Democrats have been hyper-partisan all the while claiming Bush is too partisan. Absolutely, the double standards applied to Bush-hatred and Clinton-hatred, are infuriatingly stacked. Without a doubt, the notion that politics should end at the water’s edge has become for many liberals the political equivalent of the Edsel: an outdated relic of a bygone era worthy of nostalgia, bemusement and even mockery.

But you know what? That doesn’t let Bush off the hook. Presidents have faced stubborn opponents before, and they have succeeded in co-opting and cajoling them into the bandwagon. Bush has defined leadership as doing what he has to do. There’s much to recommend this sort of thing in an amorphous war like the one in which we find ourselves.

But if this is really “World War IV,” if it’s comparable to the Cold War, then you can’t just write off the Loyal Opposition until it becomes joined at the hip with the Permanent Opposition. If we are in a generations-long battle against an existential foe, then you can’t define domestic success as merely steamrolling this or that amendment to the FISA law through Congress. You need to define success as making such reforms uncontroversial. Better to have things be a little more difficult for the CIA, have a bit more oversight at the FBI, if in exchange Democrats see this as their war too. It should be more difficult to launch a pre-emptive war than a straightforward war of self-defense. Yes: The Democrats who voted for the war should be ashamed of themselves — not for their votes, per se, but for the transparent cynicism they employed while casting them, and for the dishonorable way in which they turned their backs on those votes the second the political slot machine failed to pay out in the way that they hoped. But, George Bush lacked the political imagination to keep the Democrats within the tent.

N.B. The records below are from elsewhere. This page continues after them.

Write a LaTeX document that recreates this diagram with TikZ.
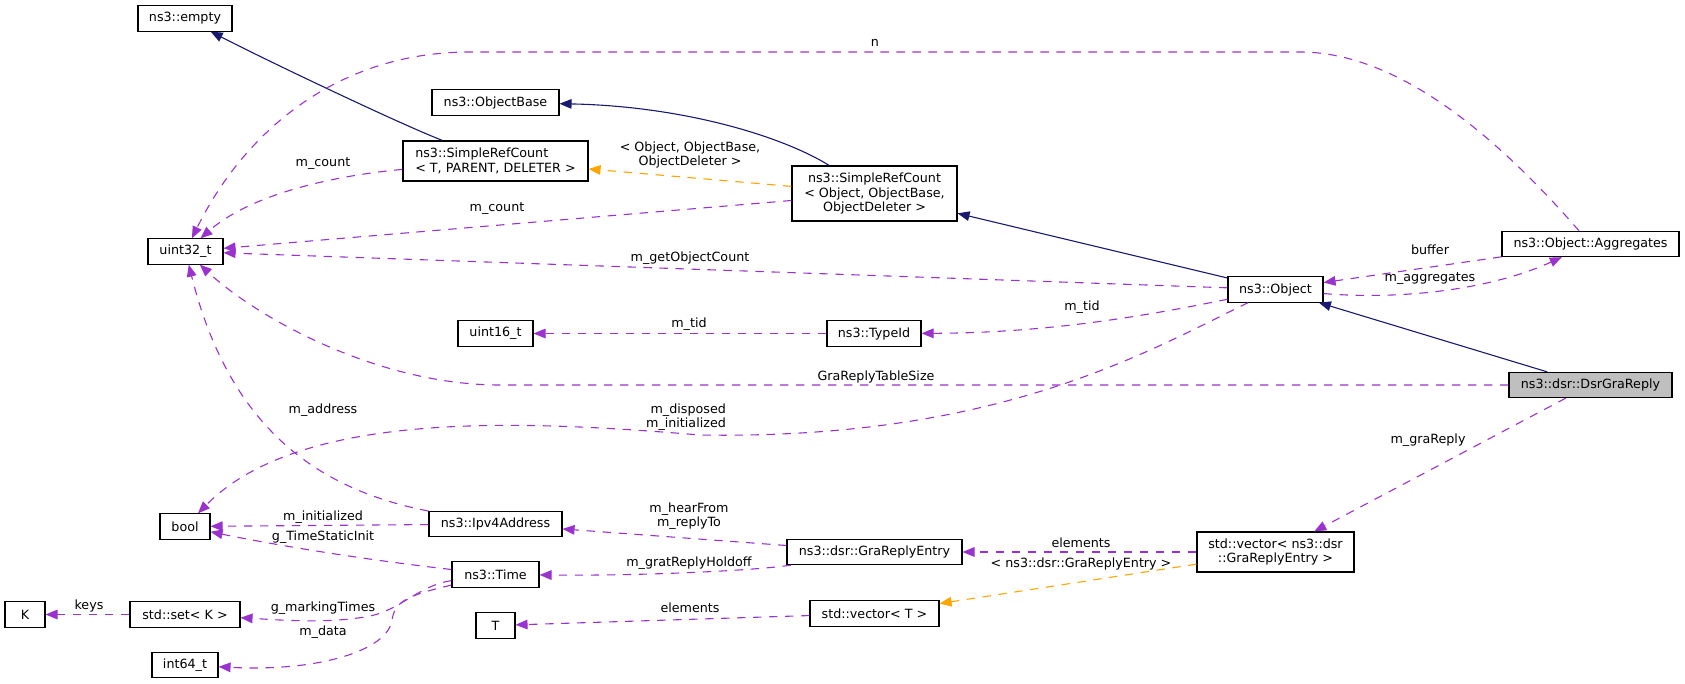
\documentclass[tikz,border=0pt]{standalone}
\usepackage{fontspec}
\setmainfont{DejaVu Sans}
\usetikzlibrary{arrows.meta}
\definecolor{cinh}{HTML}{191970}
\definecolor{cuse}{HTML}{9A32CD}
\definecolor{ctpl}{HTML}{FFA500}
\definecolor{cmain}{HTML}{BFBFBF}
\newcommand\gfont{\fontsize{6.35}{7.3}\selectfont}
\tikzset{%
  cls/.style={draw=black,fill=white,line width=0.55pt,inner sep=1pt,
    minimum width=#1*0.5pt,minimum height=12.6pt,align=center,font=\gfont},
  cls/.default=80,
  inhedge/.style={cinh,line width=0.55pt,-{Triangle[length=6pt,width=4.8pt]}},
  useedge/.style={cuse,line width=0.55pt,dash pattern=on 4.2pt off 3.8pt,
    -{Triangle[length=6pt,width=4.8pt]}},
  tmpledge/.style={ctpl,line width=0.55pt,dash pattern=on 4.2pt off 3.8pt,
    -{Triangle[length=6pt,width=4.8pt]}},
  lbl/.style={font=\gfont,inner sep=0pt,align=center}
}

\begin{document}
\begin{tikzpicture}[x=0.5pt,y=-0.5pt]
  \useasboundingbox (0,0) rectangle (1685,684);
  %% Classes
  \node[cls=94] (empty) at (185,18.5) {ns3::empty};
  \node[cls=127] (objbase) at (495.5,102.5) {ns3::ObjectBase};
  \node[cls=185,minimum height=20pt,align=left] (srct) at (495.5,161)
    {ns3::SimpleRefCount\\< T, PARENT, DELETER >};
  \node[cls=165,minimum height=27.5pt] (srco) at (874.5,193.5)
    {ns3::SimpleRefCount\\< Object, ObjectBase,\\ObjectDeleter >};
  \node[cls=75] (uint32) at (185.5,251.5) {uint32\_t};
  \node[cls=95] (object) at (1275.5,289.5) {ns3::Object};
  \node[cls=177] (aggr) at (1590.5,244) {ns3::Object::Aggregates};
  \node[cls=75] (uint16) at (495.5,333.5) {uint16\_t};
  \node[cls=94] (typeid) at (874,333.5) {ns3::TypeId};
  \node[cls=163,fill=cmain] (dsr) at (1590.5,385) {ns3::dsr::DsrGraReply};
  \node[cls=50] (bool) at (185,526.5) {bool};
  \node[cls=133] (ipv4) at (495.5,524) {ns3::Ipv4Address};
  \node[cls=175] (gre) at (874.5,552) {ns3::dsr::GraReplyEntry};
  \node[cls=157,minimum height=20pt] (vecdsr) at (1275.5,552)
    {std::vector< ns3::dsr\\::GraReplyEntry >};
  \node[cls=87] (time) at (495.5,574.5) {ns3::Time};
  \node[cls=40] (K) at (25,614.5) {K};
  \node[cls=110] (setk) at (185,614.5) {std::set< K >};
  \node[cls=39] (T) at (495.5,625.5) {T};
  \node[cls=129] (vect) at (874.5,613.5) {std::vector< T >};
  \node[cls=66] (int64) at (185,665) {int64\_t};
  %% Inheritance
  \draw[inhedge] (srct) .. controls (400,124) and (270,62) .. (empty);
  \draw[inhedge] (srco) .. controls (780,135) and (680,106) .. (objbase);
  \draw[inhedge] (object) -- (srco);
  \draw[inhedge] (dsr) -- (object);
  %% Templates
  \draw[tmpledge] (srco) -- (srct);
  \draw[tmpledge] (vecdsr) -- (vect);
  %% Members
  \draw[useedge] (aggr) .. controls (1500,140) and (1400,52) .. (1300,52)
    -- (470,52) .. controls (330,52) and (240,140) .. (uint32);
  \draw[useedge] (srct) .. controls (330,176) and (250,195) .. (uint32);
  \draw[useedge] (srco) -- (uint32);
  \draw[useedge] (object) -- (uint32);
  \draw[useedge] (aggr) -- (object);
  \draw[useedge] (object) .. controls (1400,300) and (1490,290) .. (aggr);
  \draw[useedge] (object) .. controls (1150,315) and (1050,333) .. (typeid);
  \draw[useedge] (typeid) -- (uint16);
  \draw[useedge] (object) .. controls (1150,350) and (1000,440) .. (700,435)
    .. controls (520,420) and (300,410) .. (bool);
  \draw[useedge] (ipv4) .. controls (320,490) and (230,430) .. (uint32);
  \draw[useedge] (dsr) -- (500,385) .. controls (380,385) and (260,320) .. (uint32);
  \draw[useedge] (dsr) -- (vecdsr);
  \draw[useedge] (vecdsr) -- (gre);
  \draw[useedge] (gre) -- (ipv4);
  \draw[useedge] (gre) .. controls (760,570) and (650,576) .. (time);
  \draw[useedge] (ipv4) -- (bool);
  \draw[useedge] (time) .. controls (350,558) and (260,542) .. (bool);
  \draw[useedge] (time) .. controls (420,585) and (400,610) .. (370,616)
    .. controls (330,624) and (280,620) .. (setk);
  \draw[useedge] (time) .. controls (410,595) and (395,600) .. (392,620)
    .. controls (388,650) and (320,672) .. (int64);
  \draw[useedge] (setk) -- (K);
  \draw[useedge] (vect) -- (T);
  %% Labels
  \node[lbl] (l-n) at (875,43) {n};
  \node[lbl] (l-cnt1) at (323,164) {m\_count};
  \node[lbl] (l-srco) at (690,155) {< Object, ObjectBase,\\ObjectDeleter >};
  \node[lbl] (l-cnt2) at (497,209) {m\_count};
  \node[lbl] (l-goc) at (690,258) {m\_getObjectCount};
  \node[lbl] (l-buf) at (1430,250) {buffer};
  \node[lbl] (l-aggr) at (1430,279) {m\_aggregates};
  \node[lbl] (l-tid1) at (1082,307) {m\_tid};
  \node[lbl] (l-tid2) at (689,324) {m\_tid};
  \node[lbl] (l-size) at (876,377) {GraReplyTableSize};
  \node[lbl,align=right] (l-disp) at (686,417) {m\_disposed\\m\_initialized};
  \node[lbl] (l-addr) at (323,410) {m\_address};
  \node[lbl] (l-gra) at (1428,440) {m\_graReply};
  \node[lbl] (l-hear) at (689,516) {m\_hearFrom\\m\_replyTo};
  \node[lbl] (l-elem1) at (1081,543) {elements};
  \node[lbl] (l-vecdsr) at (1081,564) {< ns3::dsr::GraReplyEntry >};
  \node[lbl] (l-hold) at (689,563) {m\_gratReplyHoldoff};
  \node[lbl] (l-init) at (323,517) {m\_initialized};
  \node[lbl] (l-tsi) at (323,537) {g\_TimeStaticInit};
  \node[lbl] (l-mark) at (323,608) {g\_markingTimes};
  \node[lbl] (l-data) at (323,632) {m\_data};
  \node[lbl] (l-keys) at (89,606) {keys};
  \node[lbl] (l-elem2) at (690,608) {elements};
\end{tikzpicture}
\end{document}
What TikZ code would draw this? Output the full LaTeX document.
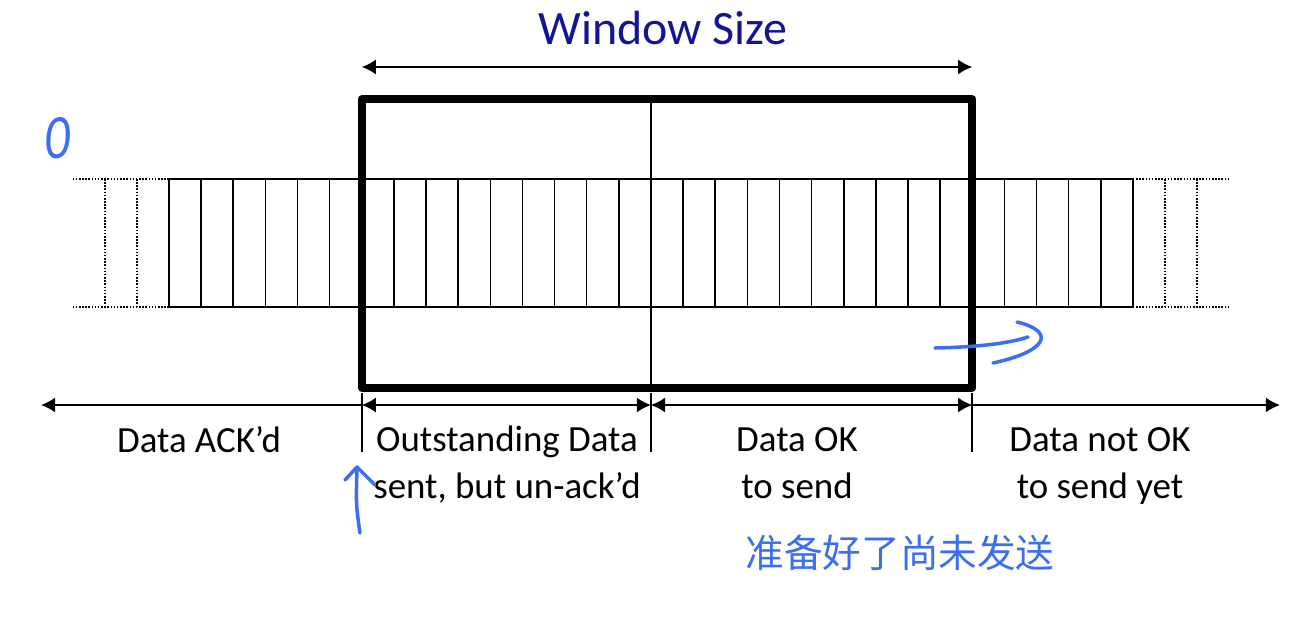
\documentclass[tikz,border=0pt]{standalone}
\usepackage{fontspec}
\setmainfont{Carlito}
\newfontfamily\cjk{Noto Sans CJK SC}
\usetikzlibrary{arrows.meta}
\definecolor{ink}{RGB}{59,110,240}
\definecolor{navy}{RGB}{20,20,150}
\tikzset{
  cell/.style={line width=0.9pt},
  ghost/.style={line width=1.1pt, dash pattern=on 0.9pt off 0.9pt},
  dim/.style={line width=1pt},
  lbl/.style={font=\fontsize{21}{26.6}\selectfont, align=center, anchor=base, inner sep=0pt},
  pen/.style={ink, line width=2pt, line cap=round, line join=round}
}
\begin{document}
\begin{tikzpicture}[x=0.02cm, y=-0.02cm, line join=round, >={Latex[length=8pt,width=8.5pt]}]
\useasboundingbox (0,0) rectangle (1313,620);
\def\cw{32.13}
\def\xs{169}
\def\yt{179}
\def\yb{307}
\def\ya{405}
\foreach \i in {0,...,30}
  \draw[cell] (\xs+\i*\cw,\yt)--(\xs+\i*\cw,\yb);
\draw[cell] (\xs,\yt)--(\xs+30*\cw,\yt) (\xs,\yb)--(\xs+30*\cw,\yb);
\foreach \i in {-2,-1,31,32}
  \draw[ghost] (\xs+\i*\cw,\yt)--(\xs+\i*\cw,\yb);
\draw[ghost] (\xs-3*\cw,\yt)--(\xs,\yt) (\xs-3*\cw,\yb)--(\xs,\yb)
  (\xs+30*\cw,\yt)--(\xs+33*\cw,\yt) (\xs+30*\cw,\yb)--(\xs+33*\cw,\yb);
\coordinate (wtl) at (\xs+6*\cw,99);
\coordinate (wbr) at (\xs+25*\cw,388);
\coordinate (wmt) at (\xs+15*\cw,99);
\coordinate (wmb) at (\xs+15*\cw,388);
\draw[cell] (wmt)--(wmb);
\draw[line width=4.5pt] (wtl) rectangle (wbr);
\coordinate (sl) at (\xs+6*\cw,67);
\coordinate (sr) at (\xs+25*\cw,67);
\draw[dim,<->] (sl)--(sr);
\node[navy, font=\fontsize{27.3}{30}\selectfont, anchor=base, inner sep=0pt] (wsize) at (663,44) {Window Size};
\coordinate (afl) at (41,\ya);
\coordinate (al) at (\xs+6*\cw,\ya);
\coordinate (am) at (\xs+15*\cw,\ya);
\coordinate (ar) at (\xs+25*\cw,\ya);
\coordinate (afr) at (1280,\ya);
\draw[dim,->] (al)--(afl);
\draw[dim,<->] (al)--(am);
\draw[dim,<->] (am)--(ar);
\draw[dim,->] (ar)--(afr);
\foreach \p in {al,am,ar}
  \draw[dim] (\p) ++(0,-12)--++(0,59);
\node[lbl] (acked) at (199,452) {Data ACK’d};
\node[lbl] (outst) at (507,498) {Outstanding Data\\sent, but un-ack’d};
\node[lbl] (okay) at (797,498) {Data OK\\to send};
\node[lbl] (notok) at (1100,498) {Data not OK\\to send yet};
\node[ink, font=\fontsize{36}{36}\selectfont\itshape, xscale=0.8] (zero) at (57,138) {0};
\draw[pen] (360,533) .. controls (356,505) .. (357,468);
\draw[pen] (345,480)--(357,467)--(375,485);
\draw[pen] (935,348) .. controls (980,347) and (1010,343) .. (1028,337);
\draw[pen] (1017,322) .. controls (1058,332) and (1045,352) .. (993,363);
\node[ink, font=\cjk\fontsize{22}{22}\selectfont] (todo) at (900,553) {准备好了尚未发送};
\end{tikzpicture}
\end{document}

Goldberg is right in many ways here, however, I think Ace is correct in noting that the sheer fact that real wars require the expenditure of blood, treasure, and time is probably the biggest reason that the media party (i.e. the establishment left) has joined hand-in-hand with the far left:

Yes, Bush has been a rather poor president on most matters, and has not been an effective leader or communicator, but the left -- including "sensible liberals" -- were in the main opposed to this war, including the one in Afghanistan, from the beginning. They didn't see it as America's war, but a war they had to permit the rightwing to fight to get it out of our excitable systems.

What they're angry about is that war did not end quickly enough -- not for the sake of actual victory, but to get the issue of war off the table so that they could go back to preaching a naive philosophy of appeasement and prostration without paying a political penalty for doing so. Oddly, had Bush won the war faster and more decisively, it would have benefited liberals. It is the lingering nature of it that hurts them.

But we don't fight wars for the benefit of one party or another, and we don't schedule them so as not to "distract" from supposedly more pressing domestic issues. We fight wars for the benefit of America and (sometimes) he allies, and liberals have never seemed to have much interest in actual winning the war, so much as just wishing the whole bother to be done with.

The left is much like Maureen Dowd and Wonkette and, of course, Andrew Sullivan: They're annoyed that all this "boy stuff" is taking the spotlight off them and their girl-stuff priorities.

And no matter how well Bush conducted himself as President, that would not have changed.

One of my favorite blogs to read is Small Dead Animals, a Canadian site, which proves almost daily that had President Bush not invaded Iraq, we'd be having the same hand-wringing and fear-mongering over the Afghanistan war.